Viene naturale interrogarsi sull'eco riscosso dal documento delle regioni, ovvero domandarsi in quale misura le accennate linee di politica in tema di beni culturali trovano riscontro nel Codice in corso di elaborazione. La risposta non pare pienamente positiva.

Il codice sta plasmandosi come una razionalizzazione del testo unico, di cui conserva però nella sostanza l'impianto: una funzione di tutela "pervasiva", fondamentalmente di monopolio statale quanto alla legislazione e all'amministrazione, una funzione di valorizzazione depotenziata nei suoi possibili significati di garanzia (quanto allo studio, la documentazione, la conservazione, il restauro e la fruizione pubblica del bene). Soprattutto non vengono declinate in una dimensione autenticamente nazionale (è la mancanza di quel "centro" di recente lamentata da Marco Cammelli [2]) quelle esperienze di programmazione negoziata, di manutenzione programmata, di correlazione con le università, di accordi quadro di sviluppo territoriale per fare alcuni esempi, che pur hanno caratterizzato la recente esperienza di alcune regioni.

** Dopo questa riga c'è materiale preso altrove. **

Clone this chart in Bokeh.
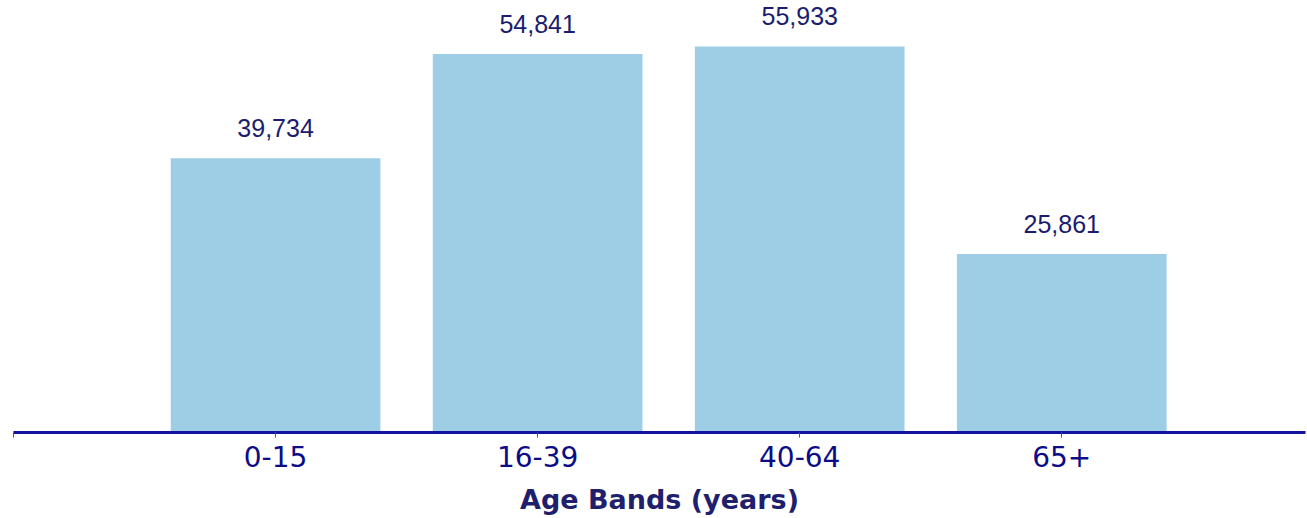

Un motivo anche questo per spingere le regioni a ricercare e praticare anche fra loro scambi di esperienze e intese operative, in una logica di federalismo non calato dall'alto ma autenticamente vissuto dal basso.

 



Note

[*] Intervento svolto in occasione dell'incontro "Il futuro delle politiche e degli strumenti per la tutela e la valorizzazione dei beni culturali tra autonomia e federalismo: Sicilia e Lombardia a confronto (Milano, 30 settembre 2003).

[1] Il Giornale dell'arte, giugno 2003, p. 1.

[2] Il Sole-24 Ore, 28 settembre 2003, p. 40.